Risk abound. There could be a full-blown credit meltdown. (See The Perfect Storm.) The construction industry accounts for 1 out of 10 jobs. Further weakness in the residential market could lead to more layoffs. The price of oil could hit a record high this week, leading to further weakness in consumer spending. A declining residential market and increasing oil prices could bring on a recession.
I don’t think so. At least not right now. The circuit breakers worked well last week. Treasury rates fell as investors sought safety.
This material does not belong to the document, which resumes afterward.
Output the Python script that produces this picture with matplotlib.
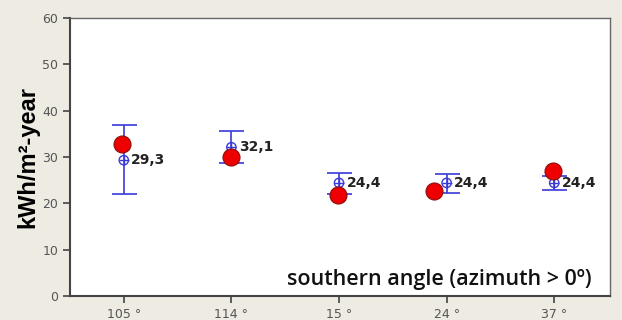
import matplotlib.pyplot as plt

# azimuth categories and yields (kWh/m2-year)
angles = ['105 °', '114 °', '15 °', '24 °', '37 °']
mean_vals = [29.3, 32.1, 24.4, 24.4, 24.4]
err_low = [22.0, 28.6, 22.0, 22.3, 22.8]
err_high = [36.8, 35.5, 26.5, 26.4, 25.8]
measured = [32.7, 30.0, 21.8, 22.7, 27.0]
mean_labels = ['29,3', '32,1', '24,4', '24,4', '24,4']

fig = plt.figure(figsize=(6.22, 3.2), dpi=100, facecolor='#eeebe3')
ax = fig.add_axes([0.1125, 0.075, 0.8685, 0.869])
ax.set_facecolor('white')

x = list(range(len(angles)))
yerr = [[m - lo for m, lo in zip(mean_vals, err_low)],
        [hi - m for m, hi in zip(mean_vals, err_high)]]

# interval bars with the mean as a crossed circle
ax.errorbar(x, mean_vals, yerr=yerr, fmt='none', ecolor='#3a3ad8',
            elinewidth=1.2, capsize=9, capthick=1.2, zorder=2)
ax.scatter(x, mean_vals, s=45, facecolors='none', edgecolors='#3a3ad8',
           linewidths=1.0, zorder=3)
ax.scatter(x, mean_vals, s=45, marker='+', color='#3a3ad8',
           linewidths=1.0, zorder=3)

# measured values, nudged slightly sideways so they don't hide the bars
nudge = [-0.02, 0.0, -0.01, -0.12, -0.01]
ax.scatter([i + d for i, d in zip(x, nudge)], measured, s=150, color='#ee0000',
           edgecolors='#8a1010', linewidths=0.8, zorder=4)

for i, lab in enumerate(mean_labels):
    ax.text(i + 0.07, mean_vals[i], lab, fontsize=10, fontweight='bold',
            color='#222222', va='center', ha='left', zorder=5)

ax.set_xlim(-0.5, 4.52)
ax.set_ylim(0, 60)
ax.set_yticks(range(0, 61, 10))
ax.set_xticks(x)
ax.set_xticklabels(angles)
ax.tick_params(axis='both', direction='out', length=5, width=1.2,
               colors='#444444', labelsize=9, labelcolor='#555555')

for side in ['left', 'bottom']:
    ax.spines[side].set_color('#444444')
    ax.spines[side].set_linewidth(1.5)
for side in ['top', 'right']:
    ax.spines[side].set_color('#666666')
    ax.spines[side].set_linewidth(1.0)

ax.set_ylabel('kWh/m²-year', fontsize=17, fontweight='bold',
              family='Liberation Sans', labelpad=2)
ax.text(0.965, 0.02, 'southern angle (azimuth > 0º)', transform=ax.transAxes,
        fontsize=15.5, family='Open Sans', fontweight='semibold',
        ha='right', va='bottom', color='#111111')

fig.savefig('out.png', dpi=100, facecolor=fig.get_facecolor())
The world is awash in dollars which it has to recycle through the US at some point and the global economy is strong, witness the aforementioned overseas sales growth by US companies. (Many of the largest US companies generate 50% or more of their sales overseas, which is one of the reasons why Big Cap stock funds have performed well). As a last resort, the Fed could step in and cut rates just as it did during the last credit crisis (Russia and Long Term Capital Management), ten years ago.
What do I expect for the upcoming week? A violate market which works its way lower. You’ll note form the chart above that the correction thus far has been less than the Chinese-market induced February – March correction. As painful as they are, the good news about corrections over the past twenty years is that they’ve been swift. The tests will be if the Dow can hold above 13,000 and the S&P above 1,450. These are psychological levels, nothing more, but psychology is a powerful short term driver of the market. I see the markets falling by less than 10% from their high of 2007 (a recessionary market correction would be 20%), so we’re more than halfway through the pain.
Whether this is a correction in a bull market or the harbinger of a recession depends upon upcoming economic news. Watch employment data, specifically, new job creation (not unemployment). Job creation is the canary in the coal mine. Negative job creation means a recession is on the way. A second indicator will be a downturn in the commercial real estate market. Either one could turn this correction into a 20% decline. So, ignore the chicken but watch the canary.